▶ _AIM OF THE EXERCISE_: Pictures stay out of the copy. Please reproduce only the lines between the one holding "What matplotlib code" and the one holding "def fy(py): return 1 - py / H", inclusive.

(Collected data entries)

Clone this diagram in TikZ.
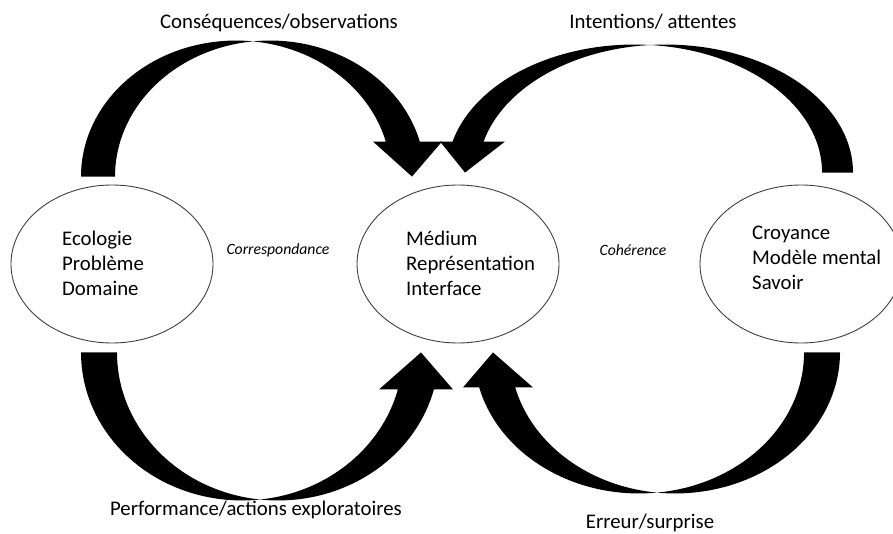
\documentclass[tikz,border=0pt]{standalone}
\usepackage{fontspec}
\setmainfont{Carlito}
\usetikzlibrary{shapes.geometric}

\begin{document}
\begin{tikzpicture}[
            x = 1pt, y = 1pt,
            every node/.style={inner sep=0pt, font=\fontsize{20.8}{25}\selectfont},
            bubble/.style={ellipse, draw=black!75, line width=0.9pt, minimum width=202pt, minimum height=158pt},
            words/.style={align=left, anchor=west},
            note/.style={font=\fontsize{15.7}{19}\selectfont\itshape},
            band/.style={fill=black},
            ]
        \useasboundingbox (0,0) rectangle (893,533);
        \clip (0,0) rectangle (893,533);

        \node[bubble] (eco) at (112,269) {};
        \node[bubble] (med) at (458,269) {};
        \node[bubble] (sav) at (801,269) {};

        \node[words] (ecotxt) at ([shift={(-50,1)}]eco.center) {Ecologie\\Problème\\Domaine};
        \node[words] (medtxt) at ([shift={(-52,1)}]med.center) {Médium\\Représentation\\Interface};
        \node[words] (savtxt) at ([shift={(-49,6)}]sav.center) {Croyance\\Modèle mental\\Savoir};

        \node[note] (corr) at (278,283) {Correspondance};
        \node[note] (coh) at (633,283) {Cohérence};

        \fill[band, x radius=155, y radius=136] ([shift={(-31,8)}]eco.north) arc[start angle=180, end angle=83.7] arc[start angle=96.3, end angle=14.91] --++(22.2,0) --++(-30,-35) --++(-39,35) --++(12.8,0) arc[start angle=14.91, end angle=83.7] arc[start angle=96.3, end angle=180] -- cycle;

        \fill[band, x radius=187.5, y radius=128] ([shift={(52,12)}]sav.north) arc[start angle=0, end angle=94.74] arc[start angle=85.26, end angle=165.98] --++(-12.6,0) --++(25,-31) --++(40,31) --++(-21.4,0) arc[start angle=165.98, end angle=94.74] arc[start angle=85.26, end angle=0] -- cycle;

        \fill[band, x radius=161, y radius=148] ([shift={(-31,-9)}]eco.south) arc[start angle=180, end angle=276.42] arc[start angle=263.58, end angle=345.52] --++(19.1,0) --++(-32,37) --++(-42,-37) --++(18.9,0) arc[start angle=345.52, end angle=276.42] arc[start angle=263.58, end angle=180] -- cycle;

        \fill[band, x radius=165, y radius=141] ([shift={(39,-9)}]sav.south) arc[start angle=360, end angle=263.74] arc[start angle=276.26, end angle=194.37] --++(-16.2,0) --++(30,35) --++(40,-35) --++(-17.8,0) arc[start angle=194.37, end angle=263.74] arc[start angle=276.26, end angle=360] -- cycle;

        \node[anchor=base] (conseq) at (279,504) {Conséquences/observations};
        \node[anchor=base] (intent) at (653,504) {Intentions/ attentes};
        \node[anchor=base] (perf) at (256,18) {Performance/actions exploratoires};
        \node[anchor=base] (err) at (650,5) {Erreur/surprise};

    \end{tikzpicture}
\end{document}
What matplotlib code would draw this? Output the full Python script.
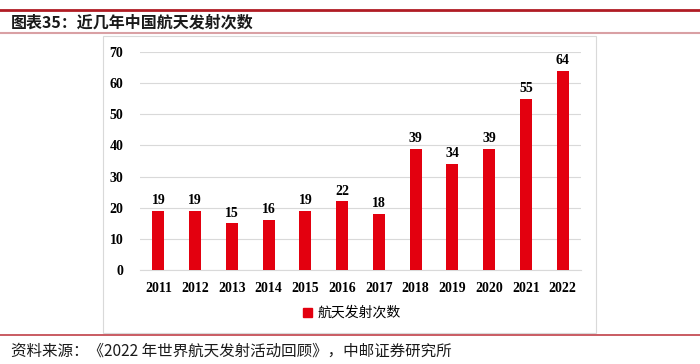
import matplotlib
matplotlib.use("Agg")
import matplotlib.pyplot as plt
from matplotlib.lines import Line2D
from matplotlib.patches import Rectangle

years = ["2011", "2012", "2013", "2014", "2015", "2016", "2017", "2018", "2019", "2020", "2021", "2022"]
launches = [19, 19, 15, 16, 19, 22, 18, 39, 34, 39, 55, 64]
yticks = [0, 10, 20, 30, 40, 50, 60, 70]
series_name = "航天发射次数"
title = "图表35：近几年中国航天发射次数"
source = "资料来源：《2022 年世界航天发射活动回顾》，中邮证券研究所"

W, H = 700, 364
fig = plt.figure(figsize=(7, 3.64), dpi=100)
cjk = ["Noto Sans CJK SC", "DejaVu Sans"]
serif = ["Liberation Serif", "DejaVu Serif"]
red = "#e3000f"

def fx(px): return px / W
def fy(py): return 1 - py / H

# decorative lines
fig.add_artist(Line2D([0, 1], [fy(10), fy(10)], color="#b01c24", lw=2.0, transform=fig.transFigure))
fig.add_artist(Line2D([0, 1], [fy(33), fy(33)], color="#d9a0a4", lw=1.5, transform=fig.transFigure))
fig.add_artist(Line2D([0, 1], [fy(335), fy(335)], color="#c04048", lw=1.2, transform=fig.transFigure))
fig.text(fx(11), fy(22), title, fontsize=11.5, family=cjk, fontweight="bold", va="center", ha="left", color="#1a1a1a")
fig.text(fx(11), fy(351), source, fontsize=11.2, family=cjk, va="center", ha="left", color="#1a1a1a")

# chart box
fig.add_artist(Rectangle((fx(103), fy(333)), fx(596) - fx(103), fy(36) - fy(333),
                         transform=fig.transFigure, fill=False, edgecolor="#d9d9d9", lw=0.8))

ax = fig.add_axes([fx(140), fy(270), fx(581) - fx(140), fy(52) - fy(270)])
x = list(range(len(years)))
bars = ax.bar(x, launches, width=0.33, color=red, label=series_name, zorder=3)
ax.set_xlim(-0.5, len(years) - 0.5)
ax.set_ylim(0, 70)
ax.set_yticks(yticks)
ax.set_yticklabels([str(v) for v in yticks], family=serif, fontweight="bold", fontsize=10)
ax.set_xticks(x)
ax.set_xticklabels(years, family=serif, fontweight="bold", fontsize=10)
ax.tick_params(length=0, pad=12)
ax.tick_params(axis="x", pad=9)
ax.grid(axis="y", color="#d9d9d9", lw=0.8, zorder=0)
for s in ["top", "right", "left"]:
    ax.spines[s].set_visible(False)
ax.spines["bottom"].set_color("#d9d9d9")
for xi, v in zip(x, launches):
    ax.text(xi, v + 1.2, str(v), ha="center", va="bottom", family=serif, fontweight="bold", fontsize=10)

leg = fig.legend(handles=[Rectangle((0, 0), 1, 1, color=red)], labels=[series_name],
                 loc="center", bbox_to_anchor=(fx(352), fy(313)), frameon=False,
                 prop={"family": cjk, "size": 10}, handlelength=0.6, handleheight=0.6, handletextpad=0.4)

fig.savefig("out.png", dpi=100)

▶ _THE SOLUTION_:
What matplotlib code would draw this? Output the full Python script.
import matplotlib
matplotlib.use("Agg")
import matplotlib.pyplot as plt
from matplotlib.lines import Line2D
from matplotlib.patches import Rectangle

years = ["2011", "2012", "2013", "2014", "2015", "2016", "2017", "2018", "2019", "2020", "2021", "2022"]
launches = [19, 19, 15, 16, 19, 22, 18, 39, 34, 39, 55, 64]
yticks = [0, 10, 20, 30, 40, 50, 60, 70]
series_name = "航天发射次数"
title = "图表35：近几年中国航天发射次数"
source = "资料来源：《2022 年世界航天发射活动回顾》，中邮证券研究所"

W, H = 700, 364
fig = plt.figure(figsize=(7, 3.64), dpi=100)
cjk = ["Noto Sans CJK SC", "DejaVu Sans"]
serif = ["Liberation Serif", "DejaVu Serif"]
red = "#e3000f"

def fx(px): return px / W
def fy(py): return 1 - py / H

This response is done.